The worst was the Celtics’ first venture into this contrived event. In 1986, the Celtics were the best team in NBA history and also had the second pick in the entire draft. That’s because Auerbach in 1984 had the brains to send Gerald Henderson to Seattle for the Sonics’ top pick two years down the road. Red went to the ’86 lottery and snagged the No. 2 spot with that pick. It appeared to be great fortune . . . right up until the Celtics drafted Len Bias and he died one day later of cocaine intoxication.

Remember 1997? It was a New England lottery nightmare. “Championship Driven’’ M.L. Carr drove the Green Team straight into a ditch, one of the great tank jobs of all time, bringing the Celtics across the finish line with a 15-67 record, easily the worst in franchise history.

Because they had multiple high picks, the Celtics had the best chance at the No. 1 pick, and we all knew that the No. 1 pick was going to be Tim Duncan of Wake Forest. This was such a lock that Rick Pitino left Kentucky and joined the Celtics before the lottery.

Unfortunately, as we have learned, the best chance is still not a good chance when it comes to the lottery. Even with a 15-win team and two of the first six picks, the Celtics still had only a 28 percent chance of getting the No. 1 pick.

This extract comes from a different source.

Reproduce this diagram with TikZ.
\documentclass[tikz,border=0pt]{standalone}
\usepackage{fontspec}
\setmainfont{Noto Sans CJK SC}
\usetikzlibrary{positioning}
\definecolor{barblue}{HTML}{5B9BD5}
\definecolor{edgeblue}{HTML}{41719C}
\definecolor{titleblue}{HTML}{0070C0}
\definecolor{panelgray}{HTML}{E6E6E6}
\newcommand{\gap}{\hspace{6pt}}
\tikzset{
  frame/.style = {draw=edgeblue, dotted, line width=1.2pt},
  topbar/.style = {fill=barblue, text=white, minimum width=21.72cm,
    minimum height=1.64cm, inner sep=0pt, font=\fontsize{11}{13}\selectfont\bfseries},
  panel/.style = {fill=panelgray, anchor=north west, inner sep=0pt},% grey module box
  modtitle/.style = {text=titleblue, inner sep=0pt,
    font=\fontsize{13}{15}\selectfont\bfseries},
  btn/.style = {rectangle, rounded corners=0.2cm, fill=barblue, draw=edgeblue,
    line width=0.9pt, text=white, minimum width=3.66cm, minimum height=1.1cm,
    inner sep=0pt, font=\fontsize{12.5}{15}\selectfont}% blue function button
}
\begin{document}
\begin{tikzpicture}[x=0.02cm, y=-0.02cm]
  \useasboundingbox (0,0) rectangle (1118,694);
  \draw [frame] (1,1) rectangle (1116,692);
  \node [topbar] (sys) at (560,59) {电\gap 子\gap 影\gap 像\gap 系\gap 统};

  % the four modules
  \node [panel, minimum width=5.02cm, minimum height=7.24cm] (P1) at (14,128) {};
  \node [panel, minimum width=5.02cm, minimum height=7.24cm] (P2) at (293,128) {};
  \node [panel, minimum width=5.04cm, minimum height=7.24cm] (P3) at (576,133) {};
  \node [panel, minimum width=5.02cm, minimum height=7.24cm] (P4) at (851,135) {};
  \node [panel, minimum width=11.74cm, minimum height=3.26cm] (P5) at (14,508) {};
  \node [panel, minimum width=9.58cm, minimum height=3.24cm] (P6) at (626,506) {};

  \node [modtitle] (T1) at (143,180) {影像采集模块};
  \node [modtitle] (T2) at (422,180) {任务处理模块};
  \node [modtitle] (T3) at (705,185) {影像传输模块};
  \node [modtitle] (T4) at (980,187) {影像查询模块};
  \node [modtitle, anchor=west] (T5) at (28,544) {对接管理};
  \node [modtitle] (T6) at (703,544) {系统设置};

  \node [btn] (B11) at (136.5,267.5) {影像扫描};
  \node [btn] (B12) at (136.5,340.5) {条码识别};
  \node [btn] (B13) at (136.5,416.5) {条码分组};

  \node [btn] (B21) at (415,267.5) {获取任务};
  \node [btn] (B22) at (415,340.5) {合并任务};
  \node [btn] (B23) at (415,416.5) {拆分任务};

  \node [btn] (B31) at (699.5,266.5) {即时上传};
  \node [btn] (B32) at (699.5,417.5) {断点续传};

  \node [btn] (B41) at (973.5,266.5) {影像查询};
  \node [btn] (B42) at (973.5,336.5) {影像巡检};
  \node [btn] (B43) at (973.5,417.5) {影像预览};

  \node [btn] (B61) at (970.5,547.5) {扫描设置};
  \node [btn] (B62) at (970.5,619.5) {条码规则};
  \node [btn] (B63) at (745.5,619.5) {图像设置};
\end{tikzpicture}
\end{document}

With Carr representing Boston at the lottery event, the Celtics came away with the No. 3 and No. 6 picks, and a disappointed Pitino turned those into Chauncey Billups and Ron Mercer. Billups was traded after 51 games. Mercer lasted a year and a half. Pitino fled Boston in the middle of his fourth disastrous season. Duncan, meanwhile, wound up in San Antonio, where he has enjoyed a 19-year career and won five championships.

Fast-forward to 2007, when Tommy Heinsohn was selected to represent the Celtics on lottery night after a 24-58 tank-a-palooza season under the tutelage of Doc Rivers. The Celtics had a 19.9 percent chance at Kevin Durant in that one, but Tommy was not good luck, and Boston wound up with the No. 5 pick. The Celtics drafted Jeff Green and immediately traded him for Ray Allen.

This year, the Celtics have a 15.6 percent chance at the best pick, and that’s because they own the first-round pick of the Brooklyn Nets, who were brutal (21-61) in 2015-16. The Celtics have a 46.9 percent chance to come away with one of the top three picks. Boston’s All-Star guard Isaiah Thomas will sit on the stage, representing the Celtics in New York City.

In a back room, Celtics owner Wyc Grousbeck and a small Boston entourage will learn the team’s fate approximately 15 minutes before Thomas and the rest of the nation see the results during the ESPN telecast Tuesday at 8 p.m.

“It’s a strange feeling,’’ Grousbeck said last week. “We see the whole thing play out, but we can’t communicate it to anyone. We check our cellphones at the door.’’

Comcast SportsNet New England has planned a 90-minute special after the pick is announced, and it could be a sorry program if the Celtics’ buzzard luck prevails and the Green wind up with the No. 6 pick.